## Data listing
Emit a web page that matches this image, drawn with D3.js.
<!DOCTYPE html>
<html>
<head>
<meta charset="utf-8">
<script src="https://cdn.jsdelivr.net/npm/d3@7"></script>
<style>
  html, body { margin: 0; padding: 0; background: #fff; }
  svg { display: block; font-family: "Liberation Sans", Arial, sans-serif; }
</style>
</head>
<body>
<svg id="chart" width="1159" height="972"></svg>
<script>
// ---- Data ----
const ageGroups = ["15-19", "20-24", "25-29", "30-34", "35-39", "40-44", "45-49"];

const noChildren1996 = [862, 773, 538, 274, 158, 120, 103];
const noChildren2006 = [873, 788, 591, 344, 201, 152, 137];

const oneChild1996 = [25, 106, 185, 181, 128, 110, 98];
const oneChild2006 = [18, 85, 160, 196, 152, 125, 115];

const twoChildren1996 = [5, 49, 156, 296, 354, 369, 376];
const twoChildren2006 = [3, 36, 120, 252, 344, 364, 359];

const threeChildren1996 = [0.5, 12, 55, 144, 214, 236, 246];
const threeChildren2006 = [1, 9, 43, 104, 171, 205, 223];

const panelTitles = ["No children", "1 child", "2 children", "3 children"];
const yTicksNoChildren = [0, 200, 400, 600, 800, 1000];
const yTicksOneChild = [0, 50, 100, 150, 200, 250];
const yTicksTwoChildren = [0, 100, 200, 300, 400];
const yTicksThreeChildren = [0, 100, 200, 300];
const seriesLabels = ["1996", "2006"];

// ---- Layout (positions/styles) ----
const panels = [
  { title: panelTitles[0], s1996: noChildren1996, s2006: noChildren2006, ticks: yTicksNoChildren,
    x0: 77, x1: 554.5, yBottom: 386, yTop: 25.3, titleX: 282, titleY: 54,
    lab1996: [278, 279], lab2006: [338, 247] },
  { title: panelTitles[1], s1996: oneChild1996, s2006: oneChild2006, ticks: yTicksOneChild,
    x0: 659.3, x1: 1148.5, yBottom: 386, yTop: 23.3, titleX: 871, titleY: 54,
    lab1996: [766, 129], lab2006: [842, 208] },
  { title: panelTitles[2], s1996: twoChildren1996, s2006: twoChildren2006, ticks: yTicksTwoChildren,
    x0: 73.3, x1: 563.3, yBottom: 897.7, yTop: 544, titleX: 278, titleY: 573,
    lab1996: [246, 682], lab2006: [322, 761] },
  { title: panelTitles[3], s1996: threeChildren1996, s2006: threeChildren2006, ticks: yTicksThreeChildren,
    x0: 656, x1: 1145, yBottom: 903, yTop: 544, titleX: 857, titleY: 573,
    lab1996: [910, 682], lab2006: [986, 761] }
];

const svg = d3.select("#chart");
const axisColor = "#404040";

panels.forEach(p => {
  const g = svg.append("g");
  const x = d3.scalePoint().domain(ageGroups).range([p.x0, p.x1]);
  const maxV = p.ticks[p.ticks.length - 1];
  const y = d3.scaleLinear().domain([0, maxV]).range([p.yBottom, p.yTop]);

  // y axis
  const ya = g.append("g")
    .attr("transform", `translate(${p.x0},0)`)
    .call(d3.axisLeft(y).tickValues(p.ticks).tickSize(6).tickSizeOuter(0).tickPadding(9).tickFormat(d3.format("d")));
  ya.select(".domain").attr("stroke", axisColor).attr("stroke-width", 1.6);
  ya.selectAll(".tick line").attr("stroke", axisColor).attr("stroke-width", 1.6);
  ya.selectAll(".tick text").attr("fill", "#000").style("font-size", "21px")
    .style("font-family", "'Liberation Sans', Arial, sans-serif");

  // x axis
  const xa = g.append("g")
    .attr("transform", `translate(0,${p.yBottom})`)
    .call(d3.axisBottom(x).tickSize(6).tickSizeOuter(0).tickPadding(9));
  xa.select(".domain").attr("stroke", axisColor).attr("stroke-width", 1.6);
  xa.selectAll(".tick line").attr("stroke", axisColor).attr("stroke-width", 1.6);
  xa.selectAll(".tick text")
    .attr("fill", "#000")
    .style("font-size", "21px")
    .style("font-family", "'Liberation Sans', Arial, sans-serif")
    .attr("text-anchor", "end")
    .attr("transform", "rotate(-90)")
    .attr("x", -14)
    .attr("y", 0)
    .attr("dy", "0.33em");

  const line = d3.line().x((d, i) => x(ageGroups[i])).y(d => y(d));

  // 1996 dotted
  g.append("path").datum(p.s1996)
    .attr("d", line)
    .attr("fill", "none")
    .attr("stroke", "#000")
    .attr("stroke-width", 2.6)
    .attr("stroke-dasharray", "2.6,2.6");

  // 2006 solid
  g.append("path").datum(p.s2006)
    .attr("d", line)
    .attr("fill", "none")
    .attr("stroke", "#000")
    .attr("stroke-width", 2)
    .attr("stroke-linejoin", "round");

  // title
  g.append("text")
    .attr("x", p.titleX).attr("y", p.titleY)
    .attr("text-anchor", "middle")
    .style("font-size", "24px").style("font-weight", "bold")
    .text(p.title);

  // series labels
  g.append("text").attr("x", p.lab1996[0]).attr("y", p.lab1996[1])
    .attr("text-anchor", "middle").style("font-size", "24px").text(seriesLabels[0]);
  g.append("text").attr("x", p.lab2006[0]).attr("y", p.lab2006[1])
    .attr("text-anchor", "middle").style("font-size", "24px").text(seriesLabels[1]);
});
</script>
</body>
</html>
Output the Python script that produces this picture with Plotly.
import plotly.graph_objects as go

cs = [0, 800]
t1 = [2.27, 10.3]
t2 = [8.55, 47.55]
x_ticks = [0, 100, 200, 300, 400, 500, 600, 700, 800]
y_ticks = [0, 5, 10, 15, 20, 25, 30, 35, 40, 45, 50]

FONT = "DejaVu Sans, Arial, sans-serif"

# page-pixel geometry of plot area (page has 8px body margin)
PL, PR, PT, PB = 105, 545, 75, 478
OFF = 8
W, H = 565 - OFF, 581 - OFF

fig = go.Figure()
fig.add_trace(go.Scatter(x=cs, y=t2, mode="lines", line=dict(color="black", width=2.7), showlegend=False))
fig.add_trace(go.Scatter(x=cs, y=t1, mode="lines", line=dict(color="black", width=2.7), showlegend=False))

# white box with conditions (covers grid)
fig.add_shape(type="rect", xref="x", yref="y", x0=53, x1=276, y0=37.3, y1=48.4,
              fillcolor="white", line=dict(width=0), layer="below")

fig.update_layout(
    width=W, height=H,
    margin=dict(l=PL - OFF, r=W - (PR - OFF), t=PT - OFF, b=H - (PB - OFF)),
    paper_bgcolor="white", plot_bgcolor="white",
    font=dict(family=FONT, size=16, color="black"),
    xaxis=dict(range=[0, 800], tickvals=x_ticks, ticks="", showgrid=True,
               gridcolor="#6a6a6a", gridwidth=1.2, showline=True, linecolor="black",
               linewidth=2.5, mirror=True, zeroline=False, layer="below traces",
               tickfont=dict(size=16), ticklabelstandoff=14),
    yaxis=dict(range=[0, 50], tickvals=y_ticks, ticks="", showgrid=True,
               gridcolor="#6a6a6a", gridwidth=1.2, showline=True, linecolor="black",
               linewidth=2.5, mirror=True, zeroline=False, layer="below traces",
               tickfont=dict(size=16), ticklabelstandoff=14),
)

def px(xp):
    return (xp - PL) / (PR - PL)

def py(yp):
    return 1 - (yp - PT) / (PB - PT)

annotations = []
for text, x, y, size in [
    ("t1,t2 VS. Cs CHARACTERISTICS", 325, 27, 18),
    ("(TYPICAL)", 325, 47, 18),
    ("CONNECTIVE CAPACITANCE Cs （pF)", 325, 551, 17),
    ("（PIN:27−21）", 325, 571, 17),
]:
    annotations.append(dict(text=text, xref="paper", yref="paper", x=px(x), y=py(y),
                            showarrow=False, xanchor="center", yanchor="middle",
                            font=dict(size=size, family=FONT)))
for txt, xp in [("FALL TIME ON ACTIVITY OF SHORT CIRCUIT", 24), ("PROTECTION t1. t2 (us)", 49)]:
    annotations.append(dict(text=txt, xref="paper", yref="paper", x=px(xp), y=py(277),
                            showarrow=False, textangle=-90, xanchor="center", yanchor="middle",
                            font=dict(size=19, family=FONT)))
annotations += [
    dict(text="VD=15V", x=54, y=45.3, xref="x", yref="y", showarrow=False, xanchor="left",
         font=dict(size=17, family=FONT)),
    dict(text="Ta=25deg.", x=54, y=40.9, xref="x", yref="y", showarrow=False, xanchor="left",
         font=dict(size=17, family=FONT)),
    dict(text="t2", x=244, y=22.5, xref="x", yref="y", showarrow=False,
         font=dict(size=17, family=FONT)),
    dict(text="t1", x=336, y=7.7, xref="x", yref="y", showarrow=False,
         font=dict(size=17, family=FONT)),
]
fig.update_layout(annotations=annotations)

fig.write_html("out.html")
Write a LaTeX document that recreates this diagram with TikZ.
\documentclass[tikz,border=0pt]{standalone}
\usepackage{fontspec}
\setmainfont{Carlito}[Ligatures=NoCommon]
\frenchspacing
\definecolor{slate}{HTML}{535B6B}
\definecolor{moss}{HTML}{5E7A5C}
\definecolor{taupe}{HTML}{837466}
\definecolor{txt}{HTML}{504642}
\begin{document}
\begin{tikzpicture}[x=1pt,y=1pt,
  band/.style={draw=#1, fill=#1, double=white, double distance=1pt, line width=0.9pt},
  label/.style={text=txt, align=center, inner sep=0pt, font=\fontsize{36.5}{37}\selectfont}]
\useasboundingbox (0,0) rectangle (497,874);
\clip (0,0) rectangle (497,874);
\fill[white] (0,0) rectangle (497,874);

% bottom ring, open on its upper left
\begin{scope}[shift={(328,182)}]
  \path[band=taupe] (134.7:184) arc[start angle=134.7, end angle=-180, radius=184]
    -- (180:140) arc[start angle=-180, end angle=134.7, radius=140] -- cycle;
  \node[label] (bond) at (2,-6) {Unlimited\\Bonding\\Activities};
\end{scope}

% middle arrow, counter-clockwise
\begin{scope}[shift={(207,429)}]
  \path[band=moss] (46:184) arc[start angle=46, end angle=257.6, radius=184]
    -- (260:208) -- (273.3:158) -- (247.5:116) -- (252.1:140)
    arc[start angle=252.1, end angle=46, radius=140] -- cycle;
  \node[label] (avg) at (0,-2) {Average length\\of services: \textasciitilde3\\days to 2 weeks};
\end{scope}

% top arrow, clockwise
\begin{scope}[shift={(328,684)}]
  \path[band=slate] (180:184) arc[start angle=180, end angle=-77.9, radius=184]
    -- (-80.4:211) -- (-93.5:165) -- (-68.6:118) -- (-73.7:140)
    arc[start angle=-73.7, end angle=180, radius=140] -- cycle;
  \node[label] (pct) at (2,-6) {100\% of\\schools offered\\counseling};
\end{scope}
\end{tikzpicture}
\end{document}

## Work instructions
Retype, exactly and in full, the lines above from the one containing "Output the Python" through the one containing "return 1 - (yp - PT) / (PB - PT)".

## Output
Output the Python script that produces this picture with Plotly.
import plotly.graph_objects as go

cs = [0, 800]
t1 = [2.27, 10.3]
t2 = [8.55, 47.55]
x_ticks = [0, 100, 200, 300, 400, 500, 600, 700, 800]
y_ticks = [0, 5, 10, 15, 20, 25, 30, 35, 40, 45, 50]

FONT = "DejaVu Sans, Arial, sans-serif"

# page-pixel geometry of plot area (page has 8px body margin)
PL, PR, PT, PB = 105, 545, 75, 478
OFF = 8
W, H = 565 - OFF, 581 - OFF

fig = go.Figure()
fig.add_trace(go.Scatter(x=cs, y=t2, mode="lines", line=dict(color="black", width=2.7), showlegend=False))
fig.add_trace(go.Scatter(x=cs, y=t1, mode="lines", line=dict(color="black", width=2.7), showlegend=False))

# white box with conditions (covers grid)
fig.add_shape(type="rect", xref="x", yref="y", x0=53, x1=276, y0=37.3, y1=48.4,
              fillcolor="white", line=dict(width=0), layer="below")

fig.update_layout(
    width=W, height=H,
    margin=dict(l=PL - OFF, r=W - (PR - OFF), t=PT - OFF, b=H - (PB - OFF)),
    paper_bgcolor="white", plot_bgcolor="white",
    font=dict(family=FONT, size=16, color="black"),
    xaxis=dict(range=[0, 800], tickvals=x_ticks, ticks="", showgrid=True,
               gridcolor="#6a6a6a", gridwidth=1.2, showline=True, linecolor="black",
               linewidth=2.5, mirror=True, zeroline=False, layer="below traces",
               tickfont=dict(size=16), ticklabelstandoff=14),
    yaxis=dict(range=[0, 50], tickvals=y_ticks, ticks="", showgrid=True,
               gridcolor="#6a6a6a", gridwidth=1.2, showline=True, linecolor="black",
               linewidth=2.5, mirror=True, zeroline=False, layer="below traces",
               tickfont=dict(size=16), ticklabelstandoff=14),
)

def px(xp):
    return (xp - PL) / (PR - PL)

def py(yp):
    return 1 - (yp - PT) / (PB - PT)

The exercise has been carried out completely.